The “white and slender” aesthetic of the rising sun is aimed at women, right? For men, it’s a different set of standards. Patriarchal figures tend to prefer women who are white, young, and slender because they think such women are easier to control. Isn’t that also the art style of women in anime and manga? Pedophiles target children because they see their young age and small strength as easy to control.
I remember during the socialist period, some actors played both righteous roles and villainous roles in movies. Therefore, the initial question of why revolutionaries are always handsome and counter-revolutionaries are always ugly is not valid, because the appearance of the same actor remains the same. Additionally, artistic works must emphasize certain aspects: revolutionaries should highlight their goodness, while reactionaries should emphasize their badness. Only then can a vivid character be well depicted, which is why actors need makeup. In the ballet version of “The White-Haired Girl,” Huang Shiren’s servant and the landlord’s wife look like ghosts from the underworld, with the Huang family estate resembling a hall of spirits in the underworld. The Qing officials and Western officials in “The Little Knife Society” look like zombies and vampires. These are typical examples.

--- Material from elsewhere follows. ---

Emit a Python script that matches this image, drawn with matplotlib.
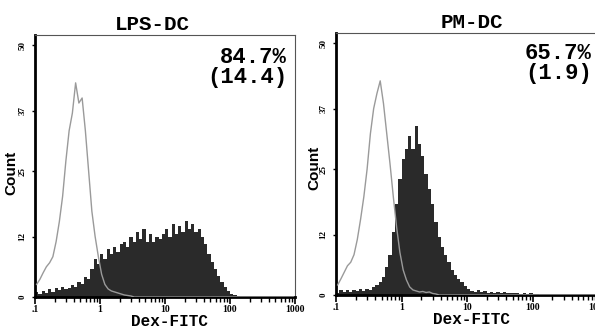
import numpy as np
import matplotlib.pyplot as plt
from matplotlib.ticker import FixedLocator, LogLocator, NullFormatter

# channel bins: 1/20 decade from 0.1 to 1000
edges = np.logspace(-1, 3, 81)
centers = np.sqrt(edges[:-1] * edges[1:])

# LPS-DC panel
lps_ctrl = [2.5, 3.5, 4.8, 6.0, 6.8, 8.0, 11.0, 15.0, 20.0, 27.0,
            33.0, 36.5, 42.5, 38.5, 39.5, 33.0, 25.0, 17.0, 12.0, 8.0,
            4.5, 2.5, 1.6, 1.2, 1.0, 0.8, 0.6, 0.4, 0.3, 0.2] + [0] * 50
lps_dc = [1.0, 0.6, 1.2, 0.8, 1.5, 1.0, 1.8, 1.3, 2.0, 1.6,
          1.8, 2.4, 2.0, 3.0, 2.6, 4.0, 3.6, 5.5, 7.5, 6.5,
          8.5, 7.5, 9.5, 8.5, 10.0, 9.0, 10.5, 11.0, 10.0, 12.0,
          11.0, 13.0, 11.5, 13.5, 11.0, 12.5, 11.0, 12.0, 11.5, 12.5,
          13.5, 12.0, 14.5, 12.5, 14.0, 13.0, 15.0, 13.5, 14.5, 13.0,
          13.5, 12.0, 10.5, 8.5, 7.0, 5.5, 4.2, 3.0, 2.0, 1.2,
          0.6, 0.3, 0.2] + [0] * 17

# PM-DC panel
pm_ctrl = [2.0, 3.2, 4.5, 5.8, 6.5, 8.0, 11.0, 15.0, 19.5, 25.0,
           32.0, 37.0, 40.0, 42.5, 38.0, 32.0, 26.0, 19.5, 13.5, 8.5,
           5.0, 3.0, 1.6, 1.0, 0.8, 0.6, 0.7, 0.5, 0.6, 0.3,
           0.2] + [0] * 49
pm_dc = [0.4, 0.9, 0.5, 1.0, 0.6, 0.9, 0.7, 1.1, 0.8, 1.2,
         1.0, 1.5, 2.0, 2.5, 3.5, 5.5, 8.0, 12.5, 18.0, 23.0,
         27.0, 29.0, 31.5, 29.0, 33.5, 30.0, 27.5, 24.0, 21.0, 18.0,
         14.5, 11.5, 9.5, 8.0, 6.5, 5.0, 4.0, 3.2, 2.5, 1.8,
         1.2, 0.8, 0.6, 0.9, 0.5, 0.7, 0.4, 0.6, 0.4, 0.5,
         0.3, 0.5, 0.3, 0.4, 0.3, 0.3, 0.2, 0.4, 0.2, 0.3,
         0.2, 0.1] + [0] * 18

titles = ['LPS-DC', 'PM-DC']
stats = ['84.7%\n(14.4)', '65.7%\n(1.9)']
yticks = [0, 12, 25, 37, 50]
xticks = [0.1, 1, 10, 100, 1000]
xticklabels = ['.1', '1', '10', '100', '1000']

W, H = 595, 327
fig = plt.figure(figsize=(W / 100, H / 100), dpi=100)

# axes boxes in pixels: left, top, right, bottom
boxes = [(35, 35, 295, 297), (336, 33, 598, 295)]
panels = [(lps_ctrl, lps_dc), (pm_ctrl, pm_dc)]
title_pos = [(152, 24), (472, 22)]
xlab_pos = [(169, 321), (472, 320)]
count_pos = [(11, 173), (314, 168)]
stat_pos = [(0.97, 0.955), (0.977, 0.962)]

for k in range(2):
    l, t, r, b = boxes[k]
    ax = fig.add_axes([l / W, 1 - b / H, (r - l) / W, (b - t) / H])
    ctrl, dc = panels[k]
    ax.stairs(dc, edges, fill=True, color='#2a2a2a', zorder=2)
    ax.plot(centers, ctrl, color='#9a9a9a', lw=1.0, zorder=3)

    ax.set_xscale('log')
    ax.set_xlim(0.1, 1000)
    ax.set_ylim(0, 52)

    ax.xaxis.set_major_locator(FixedLocator(xticks))
    ax.set_xticklabels(xticklabels, fontsize=7, fontweight='bold',
                       family='Liberation Serif')
    ax.xaxis.set_minor_locator(LogLocator(base=10, subs=np.arange(2, 10)))
    ax.xaxis.set_minor_formatter(NullFormatter())
    ax.set_yticks(yticks)
    ax.set_yticklabels([str(v) for v in yticks], fontsize=6.5, rotation=90,
                       va='center', family='Liberation Serif', fontweight='bold')
    ax.tick_params(axis='x', which='major', length=5, width=1.2, pad=0.5)
    ax.tick_params(axis='x', which='minor', length=3.5, width=1.0)
    ax.tick_params(axis='y', length=2, width=1.0, pad=4)

    for side in ['left', 'bottom']:
        ax.spines[side].set_linewidth(2)
        ax.spines[side].set_color('black')
    for side in ['top', 'right']:
        ax.spines[side].set_linewidth(0.8)
        ax.spines[side].set_color('#555555')

    ax.text(stat_pos[k][0], stat_pos[k][1], stats[k], transform=ax.transAxes,
            ha='right', va='top', multialignment='right', fontsize=16,
            fontweight='bold', family='Liberation Mono', linespacing=0.95)

    fig.text(title_pos[k][0] / W, 1 - title_pos[k][1] / H, titles[k],
             ha='center', va='center', fontsize=15, fontweight='bold',
             family='Liberation Mono')
    fig.text(xlab_pos[k][0] / W, 1 - xlab_pos[k][1] / H, 'Dex-FITC',
             ha='center', va='center', fontsize=11.5, fontweight='bold',
             family='Liberation Mono')
    fig.text(count_pos[k][0] / W, 1 - count_pos[k][1] / H, 'Count',
             ha='center', va='center', rotation=90, fontsize=11,
             fontweight='bold', family='Liberation Sans')

fig.savefig('out.png', dpi=100)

Moreover, highlighting character traits in art is not at all about judging people by their appearance, because a person’s practice and thoughts do influence their looks and their various behaviors and manners, and this is something that can be understood through long-term life practice. I feel that Xu Ri’s point may also be influenced by a closed-off lifestyle and limited social interactions. This issue is most evident in wage labor, where managers, store managers, bosses, and ordinary employees (among whom there are both simple and honest types as well as those with more serious hooligan thoughts) all have different appearances and unique characteristics. Emphasizing this in appearance shaping is not about judging by looks; rather, art comes from life.